EdwardTking
Deity
The focus is on the point of sale, so I have only thus far spoken to that issue, but if you want the truth, I do condemn the managment for such things. None of that changes the fact that you people are thieves, however, and that all of the trouble could be avoided through honesty.
My experience in England is that chain store cashiers really hate being told that they have made a mistake. If they have over charged you, then they try to put up with it; but if they have under charged you; they are really annoyed, think that you are stirring up trouble, maybe you are a management spy. They can get very nervous if they think their supervisor can hear you.
I've been to a restaurant near where I work for lunch five days a week and had the same combination of food and drink on three days, but been charged 3 varying amounts; and no they have not changed the menu price midweek.
Now let us suppose that one price was correct, one an over charge, and one an under charge. Well according to your 'thieves' logic then, the restaurant has stolen from me once and I have stolen from them once. I find that silly.
My policy is to ignore over or under charging if it is only a modest amount.
I am slightly hard of hearing and often have to ask others to repeat themselves so conversations over trivial amounts in noisy places can be very tedious.
And the legal position is much less clear 'thieves' than you imply.
(i) A store puts goods on its shelves which is an invitation to treat.
(ii) I put a number of goods in a supermarket trolley and go to a payment point. Now I may have estimated what the total should be, but my mental arithmetic is not perfect and unmarked reductions or cross discounts may apply that I have not noticed so I can not know for sure what the total is and I am therefore not, in UK law at least, making a final offer.
(iii) The cashier runs them across a bar code scanner and then quotes
me a total price. I regard that as their final offer.

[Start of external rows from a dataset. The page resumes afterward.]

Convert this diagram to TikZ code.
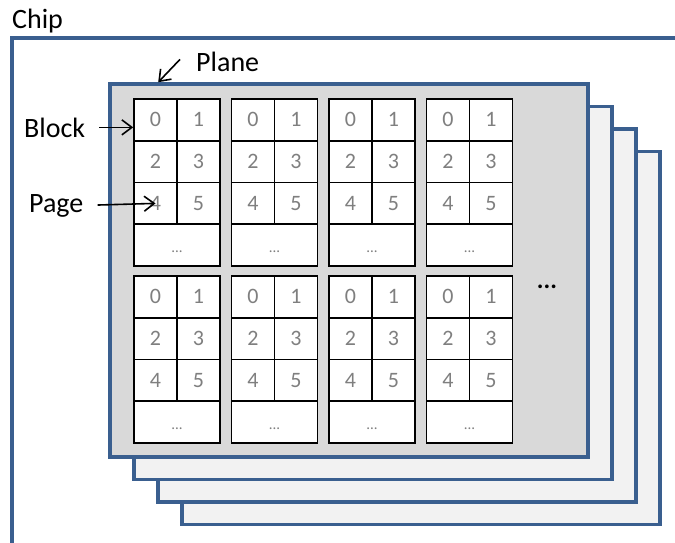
\documentclass[tikz,border=0pt]{standalone}
\usepackage{fontspec}
\setmainfont{Carlito}
\usetikzlibrary{arrows.meta, positioning, calc}
\definecolor{cblue}{HTML}{3A5F8F}
\definecolor{cgrey}{HTML}{7F7F7F}
\definecolor{cfront}{HTML}{D9D9D9}
\definecolor{cback}{HTML}{F2F2F2}
\tikzset{
  plane/.style={draw=cblue, fill=#1, line width=3.6pt, minimum width=478pt, minimum height=373pt, inner sep=0pt},
  plane/.default=cback,
  cell/.style={draw=black, fill=white, line width=1.6pt, minimum width=43pt, minimum height=41.75pt, inner sep=0pt,
               text=cgrey, font=\fontsize{22}{22}\selectfont},
  dotcell/.style={cell, minimum width=86pt, text height=14pt, text depth=0pt, font=\fontsize{15}{15}\selectfont},
  lbltext/.style={font=\fontsize{28}{28}\selectfont, inner sep=0pt, anchor=base west},
  arrow/.style={-{Straight Barb[length=10pt,width=15pt]}, line width=1.6pt},
}

\begin{document}
\begin{tikzpicture}[x=1pt, y=-1pt]
  \useasboundingbox (0,0) rectangle (675,542);
  % chip frame, cut off at the page edge
  \node[lbltext] (chip) at (12,28) {Chip};
  \draw[cblue, line width=3.2pt] (12,560) -- (12,38) -- (690,38);
  % planes, back to front
  \foreach \k in {3,2,1}
    \node[plane] (back\k) at (349+24*\k, 270.5+22.5*\k) {};
  \node[plane=cfront] (front) at (349,270.5) {};
  % blocks of pages
  \foreach \r in {0,1}
    \foreach \c in {0,...,3} {
      \pgfmathsetmacro{\bx}{134+97.5*\c}
      \pgfmathsetmacro{\by}{99+177*\r}
      \foreach \n in {0,...,5} {
        \pgfmathtruncatemacro{\col}{mod(\n,2)}
        \pgfmathtruncatemacro{\row}{\n/2}
        \node[cell] (b\r\c-\n) at (\bx+21.5+43*\col, \by+20.875+41.75*\row) {\n};
      }
      \node[dotcell] (b\r\c-x) at (\bx+43, \by+146.125) {...};
    }
  \node[font=\fontsize{25}{25}\selectfont\bfseries] (more) at (547,287) {...};
  % labels
  \node[lbltext] (pl) at (196,71) {Plane};
  \node[lbltext] (blk) at (24,137) {Block};
  \node[lbltext] (pg) at (29,212) {Page};
  \draw[arrow] ([xshift=-16pt,yshift=2pt]pl.west) -- ($(front.north west)+(50,0)$);
  \draw[arrow, shorten <=14pt] (blk.east) -- (blk.east -| b00-0.west);
  \draw[arrow, shorten <=14pt] (pg.east) -- (b00-4.center);
\end{tikzpicture}
\end{document}
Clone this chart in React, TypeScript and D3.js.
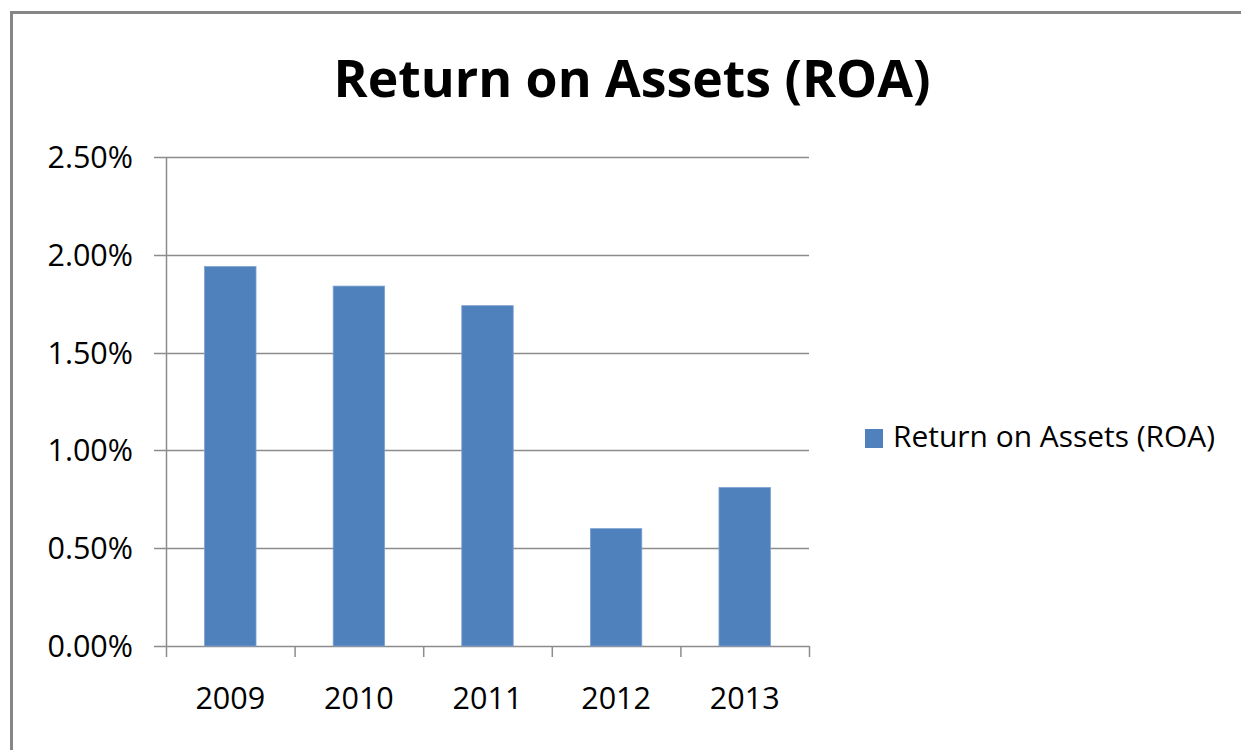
import React from "react";
import * as d3 from "d3";

const categories = ["2009", "2010", "2011", "2012", "2013"];
const roaValues = [1.94, 1.84, 1.74, 0.6, 0.81];
const yTicks = [0, 0.5, 1.0, 1.5, 2.0, 2.5];
const seriesName = "Return on Assets (ROA)";
const chartTitle = "Return on Assets (ROA)";

export default function App() {
  const W = 1241, H = 750;
  const left = 166, right = 809, top = 157, bottom = 646;
  const x = d3.scaleBand<string>().domain(categories).range([left, right]).paddingInner(0.6).paddingOuter(0.3);
  const xOuter = d3.scaleBand<string>().domain(categories).range([left, right]);
  const y = d3.scaleLinear().domain([0, 2.5]).range([bottom, top]);
  const font = "'Open Sans', 'DejaVu Sans', sans-serif";
  const grid = "#8c8c8c";
  const edges = categories.map((c) => xOuter(c) as number).concat([right]);

  return (
    <svg width={W} height={H} style={{ position: "absolute", left: 0, top: 0, background: "#fff" }} fontFamily={font}>
      <rect x={0} y={0} width={W} height={H} fill="#fff" />
      {/* outer border */}
      <path d={`M11.5,${H + 5} V12.5 H${W + 5}`} fill="none" stroke="#868686" strokeWidth={3} />
      <text x={632} y={97} textAnchor="middle" fontSize={52} fontWeight="bold" fill="#000" textLength={597} lengthAdjust="spacingAndGlyphs">
        {chartTitle}
      </text>
      {/* gridlines and y ticks */}
      {yTicks.map((t) => (
        <g key={t}>
          <line x1={154} x2={right} y1={Math.round(y(t)) + 0.5} y2={Math.round(y(t)) + 0.5} stroke={grid} strokeWidth={1.5} />
          <text x={133} y={y(t) + 11} textAnchor="end" fontSize={30.5} fill="#000">
            {d3.format(".2f")(t) + "%"}
          </text>
        </g>
      ))}
      {/* y axis line */}
      <line x1={left + 0.5} x2={left + 0.5} y1={top} y2={bottom} stroke={grid} strokeWidth={1.5} />
      {/* x tick marks */}
      {edges.map((e, i) => (
        <line key={i} x1={e + 0.5} x2={e + 0.5} y1={bottom} y2={bottom + 11} stroke={grid} strokeWidth={1.5} />
      ))}
      {/* bars */}
      {categories.map((c, i) => (
        <rect key={c} x={x(c)} y={y(roaValues[i])} width={x.bandwidth()} height={bottom - y(roaValues[i])} fill="#4f81bd" stroke="#7ea1d0" strokeWidth={0.8} />
      ))}
      {/* x labels */}
      {categories.map((c) => (
        <text key={c} x={(xOuter(c) as number) + xOuter.bandwidth() / 2} y={709} textAnchor="middle" fontSize={30.5} fill="#000">
          {c}
        </text>
      ))}
      {/* legend */}
      <rect x={865} y={429} width={18} height={19} fill="#4f81bd" />
      <text x={893} y={447} fontSize={30} fill="#000" textLength={322} lengthAdjust="spacingAndGlyphs">
        {seriesName}
      </text>
    </svg>
  );
}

(iv) I unequivocally accept that price and pay, thereby executing the contract.
I have therefore bought the goods at the contracted price so there is
no question of thievery.
Compare this with people who have bought goods over the Internet because they are very cheap (because the wrong price was typed in the database).
The general case law is that unless the price was so absurdly low, that the buyers must have realised it was a mistake, the contracted price stands.
If the store's computer system has miscalculated the price and
thereby its final offer, and I am not in any way responsible, then that
is not my liability. They are not paying me to serve as backup totaller.
Remember many chains stores have all sorts of complicated offers,
(typically designed to confuse customers, encourage impulse buying
and distract from rational comparisons) designed by marketeers who
may want to dump surplus stock, often built into their computer systems and
one can miss the offer posters. Sometimes the staff at the checkouts don't know.
These offers vary from: Buy two, get one free. If you buy the electronic
fire alarm, batteries are half price or free. If you spent so much
last week, there is a discount this week. If you buy three books,
then one (but which one?) is half price. Now if such complexity
defeats their IT systems or bewilders their staff, who is to blame?
Uhr, it is certainly not me.
Now if there is a long queue behind and I say, hold on; you are charging
me £24.98 and I calculated it to be £25.97; then there is often a deathly silence, sometimes interrupted by a curse, disgruntled muttering and,
according to my luck, the bloke or old lady right behind me in the queue
may decide to ram me in the legs with their shopping trolley, because
they quite reasonably regard me as wasting the whole queue's time.
'Thieves' is a totally unwarranted accusation to fling at us CivFanatics.